According to Badgley, this type of system “will deliver a greater proportion of calories grown on the farm to consumers,” and a reduction in post-harvest losses.

Danielle Nierenberg, Director of the Worldwatch Institute's Nourishing the Planet project, included a greater amount of urban farming in her expectations, considering more of the population will be living in cities. 

She said the current focus is on improving yields, but she expects to see more of “focus, interest and investment in the nutritional quality of the crops we’re producing, not the quantity.”

Badgley agreed, but also added that she thought farms would be measured by not only yield, but the number of native species, carbon sequestration advantages and people they employ, among other factors.

To facilitate this vision, she said what is needed “is a big shift in food subsidies in the farm bill to support those aspects of farms we want to see more of. We could easily shift from corn and soybean to vegetables, fruits and pasture-based livestock.”

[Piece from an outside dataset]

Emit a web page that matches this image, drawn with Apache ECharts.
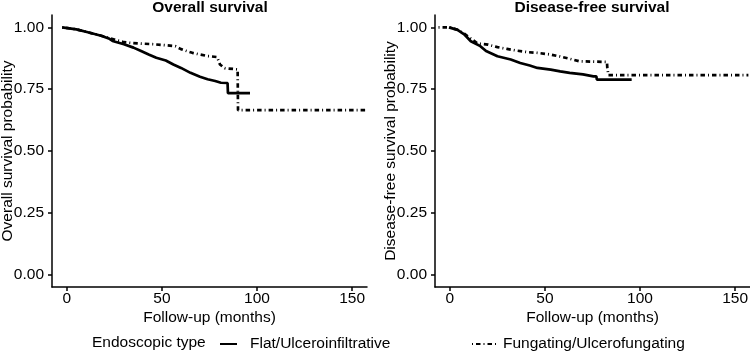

Badgley said the “current system” of agriculture will change, which is “why I have a great deal of optimism.” Although the United States has an advantage by only using an average 10 percent of income toward forward, the cheap price has “led to food being undervalued,” she said, noting the lack of connection from the farm to the consumer. “Making food more valuable will bring these connections back in focus.”

However, A.G. Kawamura, farmer and former California Secretary of Agriculture, emphasized that the future of agriculture will have to include organic, biotechnology, large and small farms. 

“We don’t want to work on a strategy of a future that’s dealing with scarcity, we want to create abundance,” he said. “The key word for that is adaptation.”

He emphasized that diverse systems of food production will allow more waste use for energy, noting that “dumps will become real valuable mining sites here in years to come.”

“We’re comfortable criticizing our food system because we have so much food in this country,” he said. “We create enough abundance that there’s a willingness to criticize the food supply as being broken.”

“We have to embrace the fact that big is not bad, small is not necessarily the best, but they’re all important,” Kawamura said. 

The theme of the discussion revolved around the growing world population expected to hit 9 billion by 2050. 

“There is so much happening in a very short amount of time,” Kawamura noted. “We have the capacity to feed the world today for the first time in human history, but we don’t have the will to do it. Will we even have the capacity in 2050?”

He noted that a large segment of U.S. culture is “having a conscious crisis” about its food, but that it would be a mistake to “forget the fundamentals that allow us to make that possible.”